--- start ---

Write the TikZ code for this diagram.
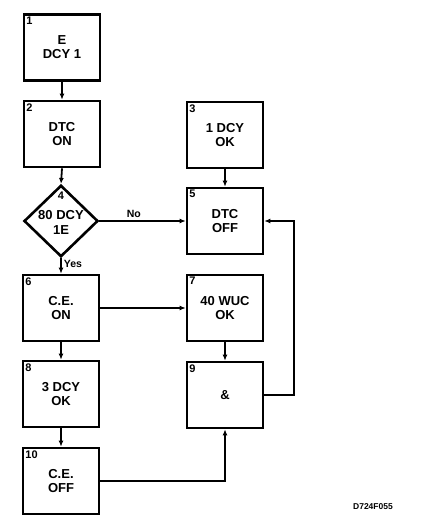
\documentclass[tikz,border=0pt]{standalone}
\usepackage{fontspec}
\setmainfont{Liberation Sans}
\usetikzlibrary{arrows.meta,shapes.geometric}

\begin{document}
\begin{tikzpicture}[
  x=1pt,y=-1pt,
  font=\fontsize{13}{14}\selectfont\bfseries,
  >={Latex[length=6pt,width=5pt]},
  stepbox/.style={draw,line width=2.6pt,minimum width=76pt,minimum height=66pt,align=center,inner sep=1pt},
  test/.style={draw,shape=diamond,line width=2.6pt,minimum width=74pt,minimum height=66pt,inner sep=0pt,align=center},
  num/.style={anchor=north west,inner sep=3.5pt,font=\fontsize{11}{12}\selectfont\bfseries},
  tag/.style={inner sep=2pt,font=\fontsize{10.5}{11}\selectfont\bfseries},
  flow/.style={line width=1.8pt,->}
]
\useasboundingbox (0,0) rectangle (432,526);
% --- left column -----------------------------------------------------------
\node[stepbox] (b1) at (62,47.5) {E\\DCY 1};
\node[stepbox] (b2) at (62,134) {DTC\\ON};
\node[test] (d4) at (61,221) {\\[-2pt]80 DCY\\1E};
\node[stepbox] (b6) at (61,308) {C.E.\\ON};
\node[stepbox] (b8) at (61,394) {3 DCY\\OK};
\node[stepbox] (b10) at (61,481) {C.E.\\OFF};
% --- right column ----------------------------------------------------------
\node[stepbox] (b3) at (225,135) {1 DCY\\OK};
\node[stepbox] (b5) at (225,221) {DTC\\OFF};
\node[stepbox] (b7) at (225,308) {40 WUC\\OK};
\node[stepbox] (b9) at (225,395) {\&};
% --- box numbers -----------------------------------------------------------
\foreach \k in {1,2,3,5,6,7,8,9,10}{\node[num] (n\k) at (b\k.north west) {\k};}
\node[num,anchor=north,yshift=-4pt] (n4) at (d4.north) {4};
\node[tag,font=\fontsize{8.5}{9}\selectfont\bfseries] (fig) at (373,507) {D724F055};
% --- connectors ------------------------------------------------------------
\foreach \a/\b in {b1/b2,b2/d4,b3/b5,b6/b8,b7/b9,b8/b10}{\draw[flow] (\a.south) -- (\b.north);}
\draw[flow] (d4.east) -- (b5.west) node[tag,pos=0.4,above] {No};
\draw[flow] (d4.south) -- (b6.north) node[tag,pos=0.35,right] {Yes};
\draw[flow] (b6.east) -- (b7.west);
\draw[flow] (b10.east) -| (b9.south);
\draw[flow] (b9.east) -- ++(30,0) |- (b5.east);
\end{tikzpicture}
\end{document}
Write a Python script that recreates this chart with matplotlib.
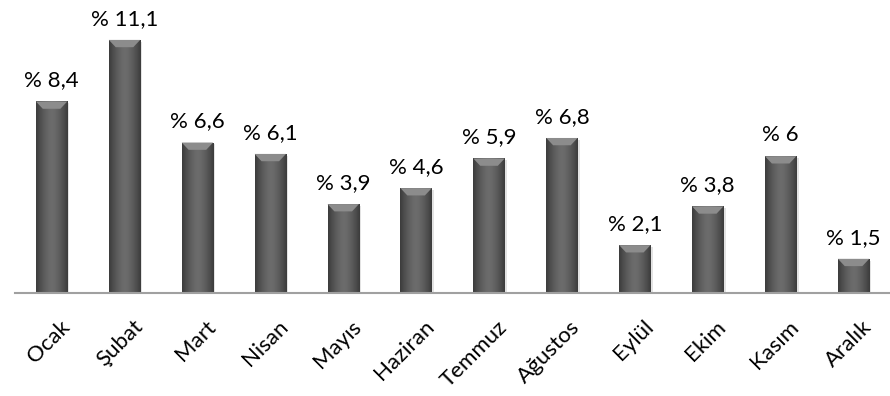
import numpy as np
import matplotlib
matplotlib.use("Agg")
import matplotlib.pyplot as plt
import matplotlib.transforms as mtransforms
from matplotlib.patches import Polygon

plt.rcParams["font.family"] = ["Lato", "DejaVu Sans"]

# ------------------------------------------------------------
# Data — monthly share (%)
# ------------------------------------------------------------
months = ["Ocak", "Şubat", "Mart", "Nisan", "Mayıs", "Haziran",
          "Temmuz", "Ağustos", "Eylül", "Ekim", "Kasım", "Aralık"]
values = [8.4, 11.1, 6.6, 6.1, 3.9, 4.6, 5.9, 6.8, 2.1, 3.8, 6.0, 1.5]
labels = ["% 8,4", "% 11,1", "% 6,6", "% 6,1", "% 3,9", "% 4,6",
          "% 5,9", "% 6,8", "% 2,1", "% 3,8", "% 6", "% 1,5"]

BAR_W = 0.43

fig = plt.figure(figsize=(8.9, 3.96), dpi=100)
ax = fig.add_axes([0.017, 0.26, 0.983, 0.74])

x = np.arange(len(months))
bars = ax.bar(x, values, width=BAR_W, color="#505050", zorder=2)

# horizontal gradient: darker edges, lighter middle
grad = np.abs(np.linspace(-1, 1, 64))
grad = 1 - grad ** 1.5
grad = np.tile(grad, (2, 1))
cmap = matplotlib.colors.LinearSegmentedColormap.from_list(
    "bar", ["#3c3c3c", "#6c6c6c"])

for b, v in zip(bars, values):
    x0 = b.get_x()
    w = b.get_width()
    # soft shadow to the right
    ax.bar(x0 + w / 2 + 0.03, v, width=w, bottom=-0.08,
           color="#c8c8c8", alpha=0.5, zorder=1)
    im = ax.imshow(grad, cmap=cmap, aspect="auto",
                   extent=(x0, x0 + w, 0, v), zorder=3)
    im.set_clip_path(b)
    # bevelled top
    bev = 0.32
    top = Polygon([(x0, v), (x0 + w, v), (x0 + w * 0.78, v - bev),
                   (x0 + w * 0.22, v - bev)], closed=True,
                  facecolor="#8c8c8c", edgecolor="none", zorder=4)
    ax.add_patch(top)

for xi, v, lab in zip(x, values, labels):
    ax.annotate(lab, (xi, v), xytext=(0, 8), textcoords="offset points",
                ha="center", va="bottom", fontsize=16, color="black")

ax.set_xlim(-0.5, len(months) - 0.5)
ax.set_ylim(0, 12.85)
ax.set_xticks(x)
ax.set_xticklabels(months, rotation=45, ha="right", rotation_mode="anchor",
                   fontsize=16)
ax.tick_params(axis="x", length=0, pad=17)
shift = mtransforms.ScaledTranslation(8 / 100, 0, fig.dpi_scale_trans)
for t in ax.get_xticklabels():
    t.set_transform(t.get_transform() + shift)
ax.set_yticks([])
for s in ["top", "right", "left"]:
    ax.spines[s].set_visible(False)
ax.spines["bottom"].set_color("#a0a0a0")
ax.spines["bottom"].set_linewidth(1.5)
ax.spines["bottom"].set_zorder(5)

fig.savefig("out.png", dpi=100)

--- end ---

[DIRECTIONS] Transcribe each entry precisely as given, leaving the pictures out.

[THE ANSWER]
Write the TikZ code for this diagram.
\documentclass[tikz,border=0pt]{standalone}
\usepackage{fontspec}
\setmainfont{Liberation Sans}
\usetikzlibrary{arrows.meta,shapes.geometric}

\begin{document}
\begin{tikzpicture}[
  x=1pt,y=-1pt,
  font=\fontsize{13}{14}\selectfont\bfseries,
  >={Latex[length=6pt,width=5pt]},
  stepbox/.style={draw,line width=2.6pt,minimum width=76pt,minimum height=66pt,align=center,inner sep=1pt},
  test/.style={draw,shape=diamond,line width=2.6pt,minimum width=74pt,minimum height=66pt,inner sep=0pt,align=center},
  num/.style={anchor=north west,inner sep=3.5pt,font=\fontsize{11}{12}\selectfont\bfseries},
  tag/.style={inner sep=2pt,font=\fontsize{10.5}{11}\selectfont\bfseries},
  flow/.style={line width=1.8pt,->}
]
\useasboundingbox (0,0) rectangle (432,526);
% --- left column -----------------------------------------------------------
\node[stepbox] (b1) at (62,47.5) {E\\DCY 1};
\node[stepbox] (b2) at (62,134) {DTC\\ON};
\node[test] (d4) at (61,221) {\\[-2pt]80 DCY\\1E};
\node[stepbox] (b6) at (61,308) {C.E.\\ON};
\node[stepbox] (b8) at (61,394) {3 DCY\\OK};
\node[stepbox] (b10) at (61,481) {C.E.\\OFF};
% --- right column ----------------------------------------------------------
\node[stepbox] (b3) at (225,135) {1 DCY\\OK};
\node[stepbox] (b5) at (225,221) {DTC\\OFF};
\node[stepbox] (b7) at (225,308) {40 WUC\\OK};
\node[stepbox] (b9) at (225,395) {\&};
% --- box numbers -----------------------------------------------------------
\foreach \k in {1,2,3,5,6,7,8,9,10}{\node[num] (n\k) at (b\k.north west) {\k};}
\node[num,anchor=north,yshift=-4pt] (n4) at (d4.north) {4};
\node[tag,font=\fontsize{8.5}{9}\selectfont\bfseries] (fig) at (373,507) {D724F055};
% --- connectors ------------------------------------------------------------
\foreach \a/\b in {b1/b2,b2/d4,b3/b5,b6/b8,b7/b9,b8/b10}{\draw[flow] (\a.south) -- (\b.north);}
\draw[flow] (d4.east) -- (b5.west) node[tag,pos=0.4,above] {No};
\draw[flow] (d4.south) -- (b6.north) node[tag,pos=0.35,right] {Yes};
\draw[flow] (b6.east) -- (b7.west);
\draw[flow] (b10.east) -| (b9.south);
\draw[flow] (b9.east) -- ++(30,0) |- (b5.east);
\end{tikzpicture}
\end{document}
Write a Python script that recreates this chart with matplotlib.
import numpy as np
import matplotlib
matplotlib.use("Agg")
import matplotlib.pyplot as plt
import matplotlib.transforms as mtransforms
from matplotlib.patches import Polygon

plt.rcParams["font.family"] = ["Lato", "DejaVu Sans"]

# ------------------------------------------------------------
# Data — monthly share (%)
# ------------------------------------------------------------
months = ["Ocak", "Şubat", "Mart", "Nisan", "Mayıs", "Haziran",
          "Temmuz", "Ağustos", "Eylül", "Ekim", "Kasım", "Aralık"]
values = [8.4, 11.1, 6.6, 6.1, 3.9, 4.6, 5.9, 6.8, 2.1, 3.8, 6.0, 1.5]
labels = ["% 8,4", "% 11,1", "% 6,6", "% 6,1", "% 3,9", "% 4,6",
          "% 5,9", "% 6,8", "% 2,1", "% 3,8", "% 6", "% 1,5"]

BAR_W = 0.43

fig = plt.figure(figsize=(8.9, 3.96), dpi=100)
ax = fig.add_axes([0.017, 0.26, 0.983, 0.74])

x = np.arange(len(months))
bars = ax.bar(x, values, width=BAR_W, color="#505050", zorder=2)

# horizontal gradient: darker edges, lighter middle
grad = np.abs(np.linspace(-1, 1, 64))
grad = 1 - grad ** 1.5
grad = np.tile(grad, (2, 1))
cmap = matplotlib.colors.LinearSegmentedColormap.from_list(
    "bar", ["#3c3c3c", "#6c6c6c"])

for b, v in zip(bars, values):
    x0 = b.get_x()
    w = b.get_width()
    # soft shadow to the right
    ax.bar(x0 + w / 2 + 0.03, v, width=w, bottom=-0.08,
           color="#c8c8c8", alpha=0.5, zorder=1)
    im = ax.imshow(grad, cmap=cmap, aspect="auto",
                   extent=(x0, x0 + w, 0, v), zorder=3)
    im.set_clip_path(b)
    # bevelled top
    bev = 0.32
    top = Polygon([(x0, v), (x0 + w, v), (x0 + w * 0.78, v - bev),
                   (x0 + w * 0.22, v - bev)], closed=True,
                  facecolor="#8c8c8c", edgecolor="none", zorder=4)
    ax.add_patch(top)

for xi, v, lab in zip(x, values, labels):
    ax.annotate(lab, (xi, v), xytext=(0, 8), textcoords="offset points",
                ha="center", va="bottom", fontsize=16, color="black")

ax.set_xlim(-0.5, len(months) - 0.5)
ax.set_ylim(0, 12.85)
ax.set_xticks(x)
ax.set_xticklabels(months, rotation=45, ha="right", rotation_mode="anchor",
                   fontsize=16)
ax.tick_params(axis="x", length=0, pad=17)
shift = mtransforms.ScaledTranslation(8 / 100, 0, fig.dpi_scale_trans)
for t in ax.get_xticklabels():
    t.set_transform(t.get_transform() + shift)
ax.set_yticks([])
for s in ["top", "right", "left"]:
    ax.spines[s].set_visible(False)
ax.spines["bottom"].set_color("#a0a0a0")
ax.spines["bottom"].set_linewidth(1.5)
ax.spines["bottom"].set_zorder(5)

fig.savefig("out.png", dpi=100)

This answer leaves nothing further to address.